What you need to do: Your task is to repeat the lines below exactly, excluding any pictures they contain.

Information supplied:
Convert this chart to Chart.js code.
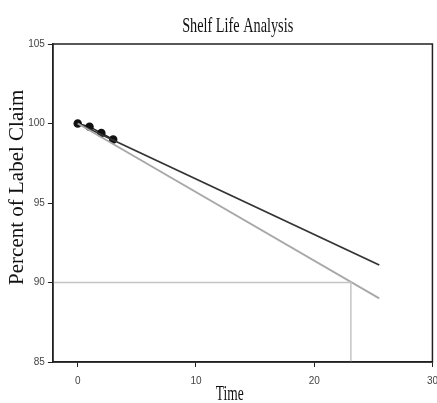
<!DOCTYPE html>
<html lang="en">
<head>
  <meta charset="UTF-8">
  <title>Shelf Life Analysis</title>
  <script src="https://cdn.jsdelivr.net/npm/chart.js"></script>
  <style>
    html, body { margin: 0; padding: 0; background: #fff; overflow: hidden; }
    .chart-container { width: 446px; height: 403px; }
  </style>
</head>
<body>
  <div class="chart-container">
    <canvas id="shelfChart"></canvas>
  </div>

  <script>
    // Measured stability points
    const times = [0, 1, 2, 3];
    const percents = [100.0, 99.8, 99.4, 99.0];

    // Regression line and lower confidence bound
    const fitTimes = [0, 25.5];
    const fitValues = [100.0, 91.1];
    const lowerTimes = [0, 25.5];
    const lowerValues = [100.0, 89.0];

    // Specification limit and shelf-life drop line
    const limitTimes = [-2.1, 23.1, 23.1];
    const limitValues = [90, 90, 85];

    const xTicks = [0, 10, 20, 30];
    const yTicks = [85, 90, 95, 100, 105];

    const titleText = 'Shelf Life Analysis';
    const xTitleText = 'Time';
    // leading spaces nudge the rotated title up a little, like the source
    const yTitleText = '      Percent of Label Claim';

    const toPoints = (xs, ys) => xs.map((x, i) => ({ x: x, y: ys[i] }));

    // The source picture is squeezed sideways, so the horizontal texts are too
    function squeezedText(ctx, text, x, y, size, squeeze) {
      ctx.save();
      ctx.font = size + 'px "Liberation Serif"';
      ctx.fillStyle = '#111';
      ctx.textAlign = 'center';
      ctx.textBaseline = 'middle';
      ctx.translate(x, y);
      ctx.scale(squeeze, 1);
      ctx.fillText(text, 0, 0);
      ctx.restore();
    }

    // Closed frame around the plot area plus the titles
    const framePlugin = {
      id: 'frame',
      afterDraw(chart) {
        const { ctx, chartArea } = chart;
        ctx.save();
        ctx.strokeStyle = '#222';
        ctx.lineWidth = 1.5;
        ctx.strokeRect(chartArea.left, chartArea.top, chartArea.right - chartArea.left, chartArea.bottom - chartArea.top);
        ctx.restore();
        const mid = (chartArea.left + chartArea.right) / 2;
        squeezedText(ctx, titleText, mid - 5, chartArea.top - 18, 21, 0.68);
        squeezedText(ctx, xTitleText, mid - 13, chartArea.bottom + 32, 21, 0.64);
      }
    };

    const tickFont = { family: 'Liberation Sans', size: 10 };

    new Chart(document.getElementById('shelfChart'), {
      type: 'scatter',
      data: {
        datasets: [{
          label: 'Limit',
          data: toPoints(limitTimes, limitValues),
          showLine: true,
          borderColor: '#c4c4c4',
          borderWidth: 1.5,
          pointRadius: 0,
          fill: false
        }, {
          label: 'Lower bound',
          data: toPoints(lowerTimes, lowerValues),
          showLine: true,
          borderColor: '#a8a8a8',
          borderWidth: 1.8,
          pointRadius: 0,
          fill: false
        }, {
          label: 'Fit',
          data: toPoints(fitTimes, fitValues),
          showLine: true,
          borderColor: '#333',
          borderWidth: 1.8,
          pointRadius: 0,
          fill: false
        }, {
          label: 'Data',
          data: toPoints(times, percents),
          showLine: true,
          borderColor: '#222',
          borderWidth: 1.5,
          backgroundColor: '#111',
          pointBorderColor: '#111',
          pointRadius: 3.5
        }]
      },
      options: {
        responsive: true,
        maintainAspectRatio: false,
        animation: false,
        layout: { padding: { left: 4, right: 0, top: 44, bottom: 8 } },
        plugins: {
          legend: { display: false },
          tooltip: { enabled: false },
          title: { display: false }
        },
        scales: {
          x: {
            type: 'linear',
            min: -2.1,
            max: 30,
            afterBuildTicks: (axis) => { axis.ticks = xTicks.map((v) => ({ value: v })); },
            ticks: { color: '#444', font: tickFont, padding: 8, maxRotation: 0 },
            grid: { drawOnChartArea: false, drawTicks: true, tickLength: 5, color: '#222' },
            border: { color: '#222', width: 1.5 }
          },
          y: {
            min: 85,
            max: 105,
            afterBuildTicks: (axis) => { axis.ticks = yTicks.map((v) => ({ value: v })); },
            ticks: { color: '#444', font: tickFont, padding: 3 },
            grid: { drawOnChartArea: false, drawTicks: true, tickLength: 5, color: '#222' },
            border: { color: '#222', width: 1.5 },
            title: {
              display: true,
              text: yTitleText,
              color: '#111',
              font: { family: 'Liberation Serif', size: 21 },
              padding: { top: 1, bottom: -5 }
            }
          }
        }
      },
      plugins: [framePlugin]
    });
  </script>
</body>
</html>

Reply:
Convert this chart to Chart.js code.
<!DOCTYPE html>
<html lang="en">
<head>
  <meta charset="UTF-8">
  <title>Shelf Life Analysis</title>
  <script src="https://cdn.jsdelivr.net/npm/chart.js"></script>
  <style>
    html, body { margin: 0; padding: 0; background: #fff; overflow: hidden; }
    .chart-container { width: 446px; height: 403px; }
  </style>
</head>
<body>
  <div class="chart-container">
    <canvas id="shelfChart"></canvas>
  </div>

  <script>
    // Measured stability points
    const times = [0, 1, 2, 3];
    const percents = [100.0, 99.8, 99.4, 99.0];

    // Regression line and lower confidence bound
    const fitTimes = [0, 25.5];
    const fitValues = [100.0, 91.1];
    const lowerTimes = [0, 25.5];
    const lowerValues = [100.0, 89.0];

    // Specification limit and shelf-life drop line
    const limitTimes = [-2.1, 23.1, 23.1];
    const limitValues = [90, 90, 85];

    const xTicks = [0, 10, 20, 30];
    const yTicks = [85, 90, 95, 100, 105];

    const titleText = 'Shelf Life Analysis';
    const xTitleText = 'Time';
    // leading spaces nudge the rotated title up a little, like the source
    const yTitleText = '      Percent of Label Claim';

    const toPoints = (xs, ys) => xs.map((x, i) => ({ x: x, y: ys[i] }));

    // The source picture is squeezed sideways, so the horizontal texts are too
    function squeezedText(ctx, text, x, y, size, squeeze) {
      ctx.save();
      ctx.font = size + 'px "Liberation Serif"';
      ctx.fillStyle = '#111';
      ctx.textAlign = 'center';
      ctx.textBaseline = 'middle';
      ctx.translate(x, y);
      ctx.scale(squeeze, 1);
      ctx.fillText(text, 0, 0);
      ctx.restore();
    }

    // Closed frame around the plot area plus the titles
    const framePlugin = {
      id: 'frame',
      afterDraw(chart) {
        const { ctx, chartArea } = chart;
        ctx.save();
        ctx.strokeStyle = '#222';
        ctx.lineWidth = 1.5;
        ctx.strokeRect(chartArea.left, chartArea.top, chartArea.right - chartArea.left, chartArea.bottom - chartArea.top);
        ctx.restore();
        const mid = (chartArea.left + chartArea.right) / 2;
        squeezedText(ctx, titleText, mid - 5, chartArea.top - 18, 21, 0.68);
        squeezedText(ctx, xTitleText, mid - 13, chartArea.bottom + 32, 21, 0.64);
      }
    };

    const tickFont = { family: 'Liberation Sans', size: 10 };

    new Chart(document.getElementById('shelfChart'), {
      type: 'scatter',
      data: {
        datasets: [{
          label: 'Limit',
          data: toPoints(limitTimes, limitValues),
          showLine: true,
          borderColor: '#c4c4c4',
          borderWidth: 1.5,
          pointRadius: 0,
          fill: false
        }, {
          label: 'Lower bound',
          data: toPoints(lowerTimes, lowerValues),
          showLine: true,
          borderColor: '#a8a8a8',
          borderWidth: 1.8,
          pointRadius: 0,
          fill: false
        }, {
          label: 'Fit',
          data: toPoints(fitTimes, fitValues),
          showLine: true,
          borderColor: '#333',
          borderWidth: 1.8,
          pointRadius: 0,
          fill: false
        }, {
          label: 'Data',
          data: toPoints(times, percents),
          showLine: true,
          borderColor: '#222',
          borderWidth: 1.5,
          backgroundColor: '#111',
          pointBorderColor: '#111',
          pointRadius: 3.5
        }]
      },
      options: {
        responsive: true,
        maintainAspectRatio: false,
        animation: false,
        layout: { padding: { left: 4, right: 0, top: 44, bottom: 8 } },
        plugins: {
          legend: { display: false },
          tooltip: { enabled: false },
          title: { display: false }
        },
        scales: {
          x: {
            type: 'linear',
            min: -2.1,
            max: 30,
            afterBuildTicks: (axis) => { axis.ticks = xTicks.map((v) => ({ value: v })); },
            ticks: { color: '#444', font: tickFont, padding: 8, maxRotation: 0 },
            grid: { drawOnChartArea: false, drawTicks: true, tickLength: 5, color: '#222' },
            border: { color: '#222', width: 1.5 }
          },
          y: {
            min: 85,
            max: 105,
            afterBuildTicks: (axis) => { axis.ticks = yTicks.map((v) => ({ value: v })); },
            ticks: { color: '#444', font: tickFont, padding: 3 },
            grid: { drawOnChartArea: false, drawTicks: true, tickLength: 5, color: '#222' },
            border: { color: '#222', width: 1.5 },
            title: {
              display: true,
              text: yTitleText,
              color: '#111',
              font: { family: 'Liberation Serif', size: 21 },
              padding: { top: 1, bottom: -5 }
            }
          }
        }
      },
      plugins: [framePlugin]
    });
  </script>
</body>
</html>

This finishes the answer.